On February 25th I brewed the this years international homebrew project beer. It was a bit of a montster project. On the fact of it, the beer is as simple as you can get. Single pale malt and a few very simple hop additions. The real kicker was the sheer volume involved. We were looking for a beer with an OG of 1.114 and that was to finish at at 1.046 to give us a 9.1% beer with 91IBU.
The recipe for a 23l batch called for nearly 12kg of grain! That would have killed my mash tun so I had to alter the recipe to suit. Beertools gave me calculations which did not look right to me but I decided to go with it and take what I got.
In the end I got an OG of 1.082 and the windsor bottomed out at 1.020 giving me a slightly lower ABV of 8.2%. There are a few reasons this could have happened. Chiefly that beertools was wrong but also I made a mistake on brewday and did not mash for the full 120mins, instead I did 90 mins.
So how did it turn out? Well I tapped the keg a number of weeks ago. I then took notes and the picture above on April 4th. The quick notes were: Sugary, caramel, some earthy hops but lost in the sweetness. It was young but I knew another couple of weeks might help it out. I have not had any in about 2 weeks now.
I reckon it's time to pour a glass and see what we get.
It's April 15th - 12:09pm
What seems to be apparent from the photo is that the beer has cleared considerably. In fact I would say that it's as clear as it will get. Holding it up to the light, I can see the glass on the other side complete with bubbles and defects in the glass. I can read the writing on the other side of the glass almost as clearly as if I were reading it on the front. The colour is a deep reddish amber which pales down to yellow at the bottom of the glass. A thick foamy/creamy head on top which does dissipate down to a thinner head leaving the glass with a thick lacing on the side.

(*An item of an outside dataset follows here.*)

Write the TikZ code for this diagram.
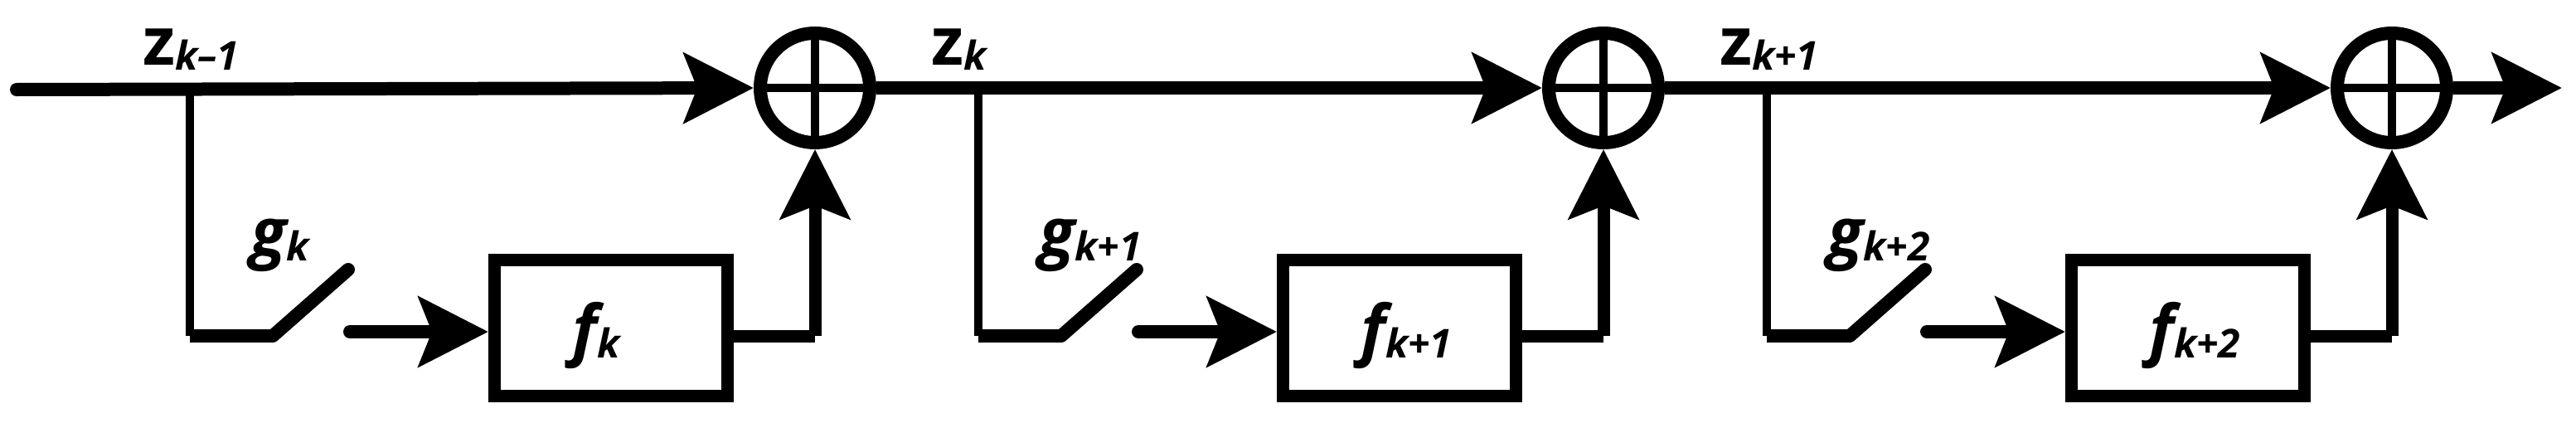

It comes out of the keg quite cold so a quick sniff tells me that this is a sweet and sugary beer. It's very much like a Belgian tripel to be honest. There is a hint of grassiness on the nose.
On tasting, it really is a mix of bitter and sweet. The sweetness dominates and the hops have to fight through to make themselves heard. The beer is bitter but nowhere near the level I was expecting.
It's now 12:20 so I will do something else and come back to this post when the beer has warmed a little and see if it changes.
After an hour, the beer is at room temperature and a little more complexity arises, but not much. The ever present caramelised candy sweetness is still there but the grassy hops show through a little more. This is not very bitter but it does sort of coat the inside of your moth with the herbal, spicy, grassy hops.
Verdict? Well it turned out pretty well and if I had used a Belgian yeast, it would have morphed into a tripel. It was worth a go but not as impressive a beer to me as last years milk stout. I look forward to doing another one next year.
It sounds like Al had better results than I did so you should definitely read his article. He is after all, the organiser of the event. He seems to have overshot the original ABV and got 10.7%.
It sounds like I had very similar results to John.